Now that the dust has settled from the shock decision by the British electorate to walk away from the European Union (EU), the UK must decide how they will negotiate trade deals to maximise their prosperity for the future.

One of the options is tariff free trade as a customs union, like in the case of Turkey.

Also, the UK will have to decide how much of the current EU trade regulations that is wishes to tear up, and whether sector arrangements, such as a ‘passport’ suggested for the financial services, can be agreed upon.

It will also be up to the remaining 27 members of the trade bloc, in just how difficult that they wish to make life for the UK.

Paul Hollingsworth, a UK economist with research group Capital Economics, said, “It’s really up to the politicians which free trade agreement that they design, and the concessions that the UK will have to make. One the most significant examples is access to the single market in terms of a fresh deal with the EU. That may come with freedom of movement, which is unlikely to be politically viable to Theresa May’s new administration.”

“Outside of the EU, trade deals can be about goods and services only, and do not have to include people. The EU deal will decide to a large degree how much more control over migration the UK has.

“The most advantageous trade deals that the UK should agree on are with fast growing and emerging economies. China’s growth might have slowed down, but there is still a rapidly growing with the middle class, with increased demand for goods and services.”


In a recent study, London and Brussels based think tank Open Europe said that they were not optimistic about the UK out of the EU.

GDP is now likely to drop by 0.5% to 1.5% in the long run if a reasonable trade deal is struck between the EU and the UK.

After agreeing terms with the EU, the UK would then need to open its borders to the rest of the world.

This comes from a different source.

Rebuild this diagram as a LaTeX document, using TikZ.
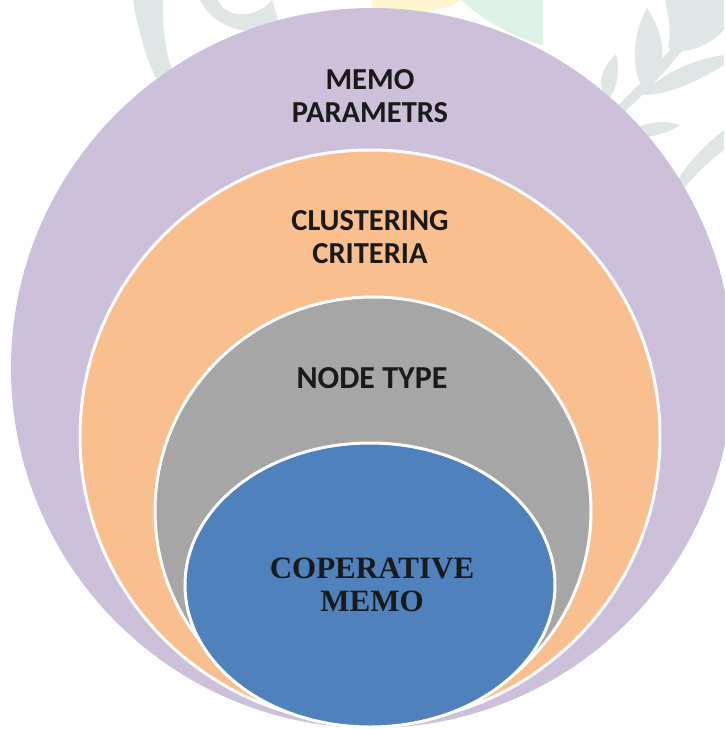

Open Europe cited countries, such as Norway, Australia and Canada, who have covered a large portion of their trade with bilateral free trade deals.

GDP is now likely to drop by 0.5% to 1.5% in the long run if a reasonable trade deal is struck between the EU and the UK

An option for the UK would be to ditch the all or nothing approach of the EU, allowing the UK to strike agreements on removing tariffs and non-tariff barriers.

This would make sense for deals with emerging market economies, such as China, India and Brazil, where tariffs are relatively high and the majority of UK trade is in goods.

Geographically, Asian could prove to be rich pickings for the UK, the think tank believed. Alongside China and India, there are the Japanese and ASEAN markets.

Potentially, the UK could increase their GDP by up to 0.6% if free trade deals are put in place in Asia, reducing any negative effects of ‘Brexit’.

Renegotiation of current agreements could also prove profitable, particularly for the UK’s huge service industry.

According to Open Europe, only 11 of the 33 EU free trade agreements cover services, leaving opportunities open for basic treaties for goods and tariffs.